The problem >>
Return each line holding the string "this".

Data shown >>
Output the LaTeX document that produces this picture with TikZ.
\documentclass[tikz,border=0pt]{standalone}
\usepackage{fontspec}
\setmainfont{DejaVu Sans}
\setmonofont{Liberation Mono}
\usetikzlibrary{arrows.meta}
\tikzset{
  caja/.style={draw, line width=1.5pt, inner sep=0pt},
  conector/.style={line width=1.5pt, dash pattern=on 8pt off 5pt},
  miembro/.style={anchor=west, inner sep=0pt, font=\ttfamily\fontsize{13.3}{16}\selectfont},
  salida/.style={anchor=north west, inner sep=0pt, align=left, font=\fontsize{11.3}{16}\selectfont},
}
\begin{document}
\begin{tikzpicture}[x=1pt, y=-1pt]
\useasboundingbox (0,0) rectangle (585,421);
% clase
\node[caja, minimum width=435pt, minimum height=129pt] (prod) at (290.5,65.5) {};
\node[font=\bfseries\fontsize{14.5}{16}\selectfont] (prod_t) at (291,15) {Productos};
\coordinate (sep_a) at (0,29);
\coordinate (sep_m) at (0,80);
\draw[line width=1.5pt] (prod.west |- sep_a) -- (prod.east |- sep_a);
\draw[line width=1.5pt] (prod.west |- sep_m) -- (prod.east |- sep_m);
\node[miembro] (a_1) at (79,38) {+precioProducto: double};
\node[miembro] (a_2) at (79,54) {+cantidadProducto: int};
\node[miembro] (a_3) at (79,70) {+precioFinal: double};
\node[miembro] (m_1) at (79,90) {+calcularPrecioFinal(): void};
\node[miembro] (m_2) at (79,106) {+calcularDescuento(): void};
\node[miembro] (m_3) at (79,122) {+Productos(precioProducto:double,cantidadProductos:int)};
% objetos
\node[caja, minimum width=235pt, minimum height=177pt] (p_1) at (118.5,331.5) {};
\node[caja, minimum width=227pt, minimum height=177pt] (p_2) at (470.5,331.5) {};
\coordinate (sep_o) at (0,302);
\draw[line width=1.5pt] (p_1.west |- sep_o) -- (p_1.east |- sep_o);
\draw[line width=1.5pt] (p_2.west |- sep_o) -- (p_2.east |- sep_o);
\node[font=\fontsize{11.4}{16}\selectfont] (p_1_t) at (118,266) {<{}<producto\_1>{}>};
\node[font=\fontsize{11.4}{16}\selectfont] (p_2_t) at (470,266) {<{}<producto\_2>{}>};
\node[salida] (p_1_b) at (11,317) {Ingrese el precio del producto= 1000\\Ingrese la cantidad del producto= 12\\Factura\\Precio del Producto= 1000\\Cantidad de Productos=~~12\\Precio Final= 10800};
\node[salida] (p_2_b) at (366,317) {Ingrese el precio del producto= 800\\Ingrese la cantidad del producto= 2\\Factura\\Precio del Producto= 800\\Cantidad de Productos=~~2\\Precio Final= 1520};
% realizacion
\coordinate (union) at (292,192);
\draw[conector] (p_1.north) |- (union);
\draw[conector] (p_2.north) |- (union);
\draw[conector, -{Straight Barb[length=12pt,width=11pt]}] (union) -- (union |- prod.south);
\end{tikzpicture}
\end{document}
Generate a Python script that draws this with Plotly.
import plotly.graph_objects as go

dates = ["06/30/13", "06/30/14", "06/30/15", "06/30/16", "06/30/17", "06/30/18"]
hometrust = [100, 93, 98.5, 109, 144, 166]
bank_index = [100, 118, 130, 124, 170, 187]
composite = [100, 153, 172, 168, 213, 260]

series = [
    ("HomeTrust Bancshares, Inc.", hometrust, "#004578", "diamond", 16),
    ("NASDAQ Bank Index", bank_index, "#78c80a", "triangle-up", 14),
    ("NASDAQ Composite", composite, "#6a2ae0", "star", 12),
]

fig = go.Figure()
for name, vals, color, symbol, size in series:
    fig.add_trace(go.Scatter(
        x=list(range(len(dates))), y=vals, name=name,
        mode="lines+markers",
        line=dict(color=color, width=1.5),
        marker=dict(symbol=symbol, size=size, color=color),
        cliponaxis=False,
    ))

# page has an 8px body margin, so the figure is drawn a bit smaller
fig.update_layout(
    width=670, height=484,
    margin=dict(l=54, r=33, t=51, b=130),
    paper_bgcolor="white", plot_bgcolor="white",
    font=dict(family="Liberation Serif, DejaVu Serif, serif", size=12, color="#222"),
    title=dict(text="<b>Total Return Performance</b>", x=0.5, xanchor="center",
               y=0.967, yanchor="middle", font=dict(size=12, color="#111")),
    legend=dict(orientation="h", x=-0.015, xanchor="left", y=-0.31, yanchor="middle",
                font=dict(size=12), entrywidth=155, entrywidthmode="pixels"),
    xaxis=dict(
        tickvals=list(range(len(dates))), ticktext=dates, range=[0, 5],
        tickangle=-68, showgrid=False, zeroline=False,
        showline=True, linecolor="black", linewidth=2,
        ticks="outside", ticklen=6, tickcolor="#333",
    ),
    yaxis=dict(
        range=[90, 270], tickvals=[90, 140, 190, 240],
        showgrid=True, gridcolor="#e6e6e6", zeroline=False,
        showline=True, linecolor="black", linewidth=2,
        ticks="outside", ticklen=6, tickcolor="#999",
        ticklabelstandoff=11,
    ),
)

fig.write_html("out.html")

--

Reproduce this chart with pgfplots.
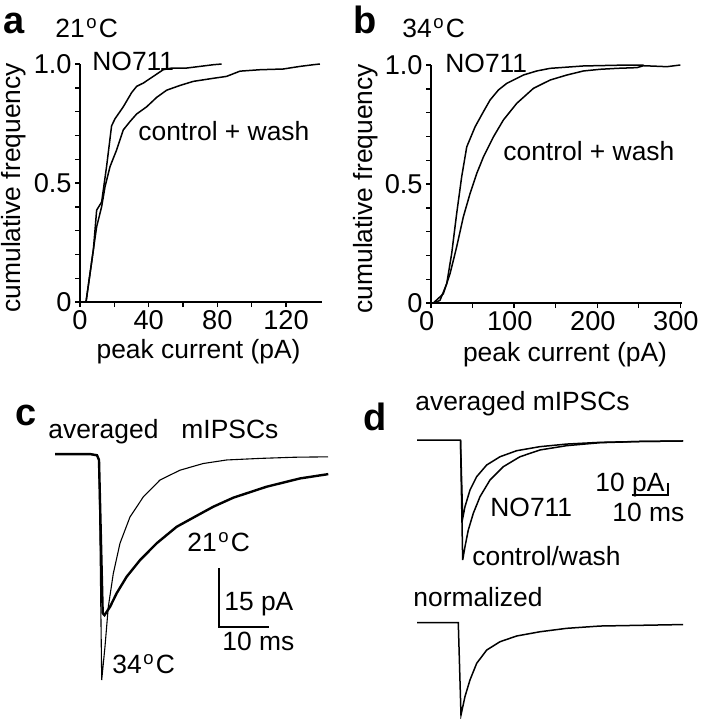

---

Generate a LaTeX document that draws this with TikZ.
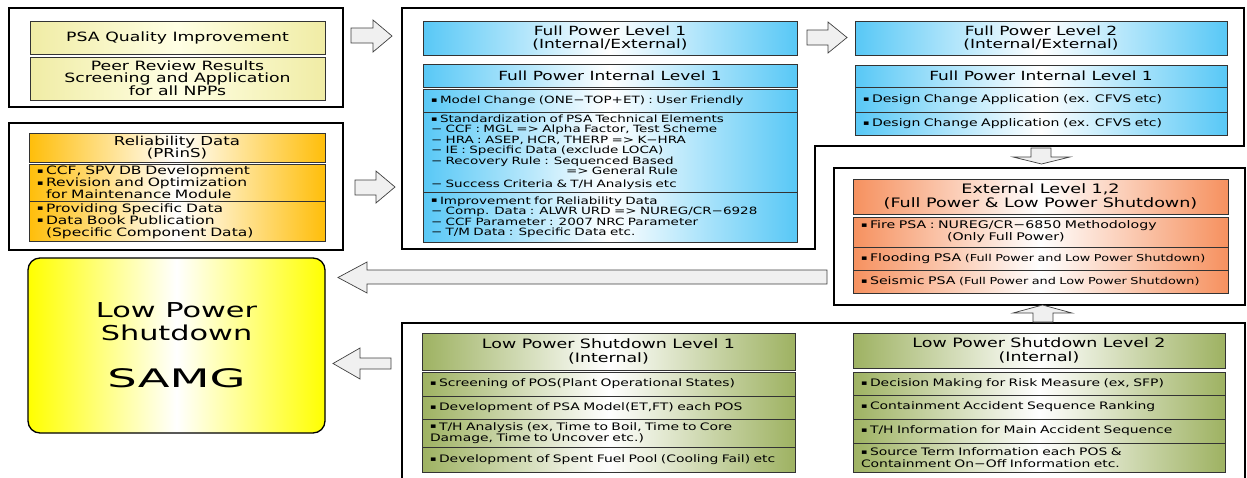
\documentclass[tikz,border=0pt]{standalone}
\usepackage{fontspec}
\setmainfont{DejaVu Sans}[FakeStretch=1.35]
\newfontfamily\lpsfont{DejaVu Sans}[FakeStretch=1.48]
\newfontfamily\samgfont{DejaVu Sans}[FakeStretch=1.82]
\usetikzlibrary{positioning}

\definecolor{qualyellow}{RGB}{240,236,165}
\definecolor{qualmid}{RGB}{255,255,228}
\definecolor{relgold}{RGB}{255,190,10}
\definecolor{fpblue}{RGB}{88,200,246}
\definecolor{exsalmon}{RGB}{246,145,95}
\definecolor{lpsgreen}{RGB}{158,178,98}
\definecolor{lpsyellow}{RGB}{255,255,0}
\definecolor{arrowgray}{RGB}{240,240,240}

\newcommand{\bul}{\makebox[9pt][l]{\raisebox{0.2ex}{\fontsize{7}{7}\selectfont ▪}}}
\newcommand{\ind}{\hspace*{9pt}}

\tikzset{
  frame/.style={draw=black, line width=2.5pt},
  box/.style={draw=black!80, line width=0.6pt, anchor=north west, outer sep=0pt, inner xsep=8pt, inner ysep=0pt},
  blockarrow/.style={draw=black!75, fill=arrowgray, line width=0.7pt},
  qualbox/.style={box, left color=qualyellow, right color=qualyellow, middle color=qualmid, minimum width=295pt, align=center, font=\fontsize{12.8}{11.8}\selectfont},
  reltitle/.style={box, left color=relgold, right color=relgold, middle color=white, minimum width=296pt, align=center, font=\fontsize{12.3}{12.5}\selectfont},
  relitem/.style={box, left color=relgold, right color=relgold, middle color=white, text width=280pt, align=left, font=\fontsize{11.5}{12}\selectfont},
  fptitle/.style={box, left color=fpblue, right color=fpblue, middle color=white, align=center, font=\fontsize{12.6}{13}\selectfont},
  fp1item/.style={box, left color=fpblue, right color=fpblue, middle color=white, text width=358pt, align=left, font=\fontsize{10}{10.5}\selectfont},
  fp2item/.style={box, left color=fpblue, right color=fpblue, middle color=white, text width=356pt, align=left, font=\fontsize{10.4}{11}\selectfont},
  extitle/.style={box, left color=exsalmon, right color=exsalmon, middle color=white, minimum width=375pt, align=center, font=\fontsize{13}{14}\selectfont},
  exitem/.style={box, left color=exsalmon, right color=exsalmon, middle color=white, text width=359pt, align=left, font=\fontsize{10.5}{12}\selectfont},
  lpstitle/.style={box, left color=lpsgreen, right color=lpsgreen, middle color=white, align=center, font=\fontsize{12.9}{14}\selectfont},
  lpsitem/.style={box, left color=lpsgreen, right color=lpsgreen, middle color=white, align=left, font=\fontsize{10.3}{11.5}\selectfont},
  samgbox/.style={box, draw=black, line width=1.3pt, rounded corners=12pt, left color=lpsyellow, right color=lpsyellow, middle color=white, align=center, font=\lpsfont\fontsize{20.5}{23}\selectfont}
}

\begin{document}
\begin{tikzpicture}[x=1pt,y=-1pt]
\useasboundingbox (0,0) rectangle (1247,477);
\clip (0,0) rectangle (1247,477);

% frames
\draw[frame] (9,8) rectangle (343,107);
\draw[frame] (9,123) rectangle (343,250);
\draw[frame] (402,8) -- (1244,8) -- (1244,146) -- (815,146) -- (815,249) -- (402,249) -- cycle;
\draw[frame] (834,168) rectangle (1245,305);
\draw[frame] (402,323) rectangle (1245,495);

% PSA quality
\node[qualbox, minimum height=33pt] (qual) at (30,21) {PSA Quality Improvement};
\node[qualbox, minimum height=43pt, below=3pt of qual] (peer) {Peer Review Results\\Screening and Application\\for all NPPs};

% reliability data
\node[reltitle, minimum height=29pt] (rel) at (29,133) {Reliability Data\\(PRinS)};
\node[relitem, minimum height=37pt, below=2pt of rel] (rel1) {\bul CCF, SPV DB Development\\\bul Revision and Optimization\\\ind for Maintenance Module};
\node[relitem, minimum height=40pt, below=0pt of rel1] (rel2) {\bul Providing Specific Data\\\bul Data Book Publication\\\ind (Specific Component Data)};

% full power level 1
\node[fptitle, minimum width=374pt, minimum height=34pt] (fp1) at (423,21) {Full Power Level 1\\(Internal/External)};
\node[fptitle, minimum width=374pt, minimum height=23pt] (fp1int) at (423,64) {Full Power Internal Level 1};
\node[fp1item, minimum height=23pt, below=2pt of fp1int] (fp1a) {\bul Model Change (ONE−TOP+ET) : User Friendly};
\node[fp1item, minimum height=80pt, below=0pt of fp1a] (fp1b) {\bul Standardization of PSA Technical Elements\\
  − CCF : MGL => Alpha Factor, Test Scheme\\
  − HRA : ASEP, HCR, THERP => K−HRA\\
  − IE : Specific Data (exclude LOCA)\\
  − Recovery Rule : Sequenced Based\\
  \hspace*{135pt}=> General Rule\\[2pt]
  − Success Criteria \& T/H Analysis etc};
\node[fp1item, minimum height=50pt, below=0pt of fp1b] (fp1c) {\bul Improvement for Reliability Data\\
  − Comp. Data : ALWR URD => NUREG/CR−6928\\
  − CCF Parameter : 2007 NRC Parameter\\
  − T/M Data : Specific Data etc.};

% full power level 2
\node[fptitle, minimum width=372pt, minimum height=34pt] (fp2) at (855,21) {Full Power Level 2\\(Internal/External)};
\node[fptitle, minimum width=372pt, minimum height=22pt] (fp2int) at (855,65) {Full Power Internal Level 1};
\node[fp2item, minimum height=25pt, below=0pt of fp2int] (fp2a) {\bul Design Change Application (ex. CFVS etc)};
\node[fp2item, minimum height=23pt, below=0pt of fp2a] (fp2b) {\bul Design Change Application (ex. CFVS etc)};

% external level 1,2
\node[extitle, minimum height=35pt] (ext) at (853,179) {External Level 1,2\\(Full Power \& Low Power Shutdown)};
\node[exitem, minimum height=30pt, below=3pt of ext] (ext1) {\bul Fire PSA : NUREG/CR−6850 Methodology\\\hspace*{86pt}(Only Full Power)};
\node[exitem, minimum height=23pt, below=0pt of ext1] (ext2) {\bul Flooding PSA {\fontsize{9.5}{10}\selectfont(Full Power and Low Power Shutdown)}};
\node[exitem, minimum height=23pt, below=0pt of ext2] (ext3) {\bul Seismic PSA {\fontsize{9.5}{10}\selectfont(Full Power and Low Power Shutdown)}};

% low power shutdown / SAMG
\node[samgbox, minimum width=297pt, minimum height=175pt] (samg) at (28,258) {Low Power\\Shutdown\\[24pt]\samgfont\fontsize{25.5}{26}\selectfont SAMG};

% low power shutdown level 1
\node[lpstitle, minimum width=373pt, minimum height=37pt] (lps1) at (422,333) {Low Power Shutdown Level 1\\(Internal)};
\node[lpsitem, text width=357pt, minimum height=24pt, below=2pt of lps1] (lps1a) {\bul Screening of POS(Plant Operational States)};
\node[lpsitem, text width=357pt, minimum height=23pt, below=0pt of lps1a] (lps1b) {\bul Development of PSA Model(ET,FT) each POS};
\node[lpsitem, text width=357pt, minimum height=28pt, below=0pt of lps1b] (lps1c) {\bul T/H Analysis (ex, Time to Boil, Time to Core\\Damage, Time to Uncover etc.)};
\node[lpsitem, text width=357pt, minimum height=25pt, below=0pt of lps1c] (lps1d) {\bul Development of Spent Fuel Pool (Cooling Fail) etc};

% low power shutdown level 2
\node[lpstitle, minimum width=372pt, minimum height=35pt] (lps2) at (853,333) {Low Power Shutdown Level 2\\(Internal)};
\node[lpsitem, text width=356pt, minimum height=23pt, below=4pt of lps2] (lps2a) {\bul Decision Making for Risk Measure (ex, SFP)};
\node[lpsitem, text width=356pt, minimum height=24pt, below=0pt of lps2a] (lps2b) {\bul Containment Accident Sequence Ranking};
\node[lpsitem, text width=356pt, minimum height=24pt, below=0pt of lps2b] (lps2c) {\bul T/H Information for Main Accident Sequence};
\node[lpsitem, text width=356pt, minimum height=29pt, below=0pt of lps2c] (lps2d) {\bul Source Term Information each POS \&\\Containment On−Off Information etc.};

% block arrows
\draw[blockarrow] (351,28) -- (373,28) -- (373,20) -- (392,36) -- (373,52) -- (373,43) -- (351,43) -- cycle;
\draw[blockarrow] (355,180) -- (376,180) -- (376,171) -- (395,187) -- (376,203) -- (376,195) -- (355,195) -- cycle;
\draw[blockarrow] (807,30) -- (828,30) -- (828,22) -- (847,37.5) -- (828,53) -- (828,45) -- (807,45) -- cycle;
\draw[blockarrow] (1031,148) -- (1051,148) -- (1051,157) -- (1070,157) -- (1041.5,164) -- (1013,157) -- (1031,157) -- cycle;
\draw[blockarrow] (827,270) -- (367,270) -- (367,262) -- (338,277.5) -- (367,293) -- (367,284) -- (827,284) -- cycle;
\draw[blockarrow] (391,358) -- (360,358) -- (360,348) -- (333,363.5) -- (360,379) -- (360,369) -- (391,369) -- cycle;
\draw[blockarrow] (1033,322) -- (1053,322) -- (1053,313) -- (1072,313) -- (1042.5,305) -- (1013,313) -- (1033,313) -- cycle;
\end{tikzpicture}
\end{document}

Output of the exercise >>
Output the LaTeX document that produces this picture with TikZ.
Generate a Python script that draws this with Plotly.
Reproduce this chart with pgfplots.
Generate a LaTeX document that draws this with TikZ.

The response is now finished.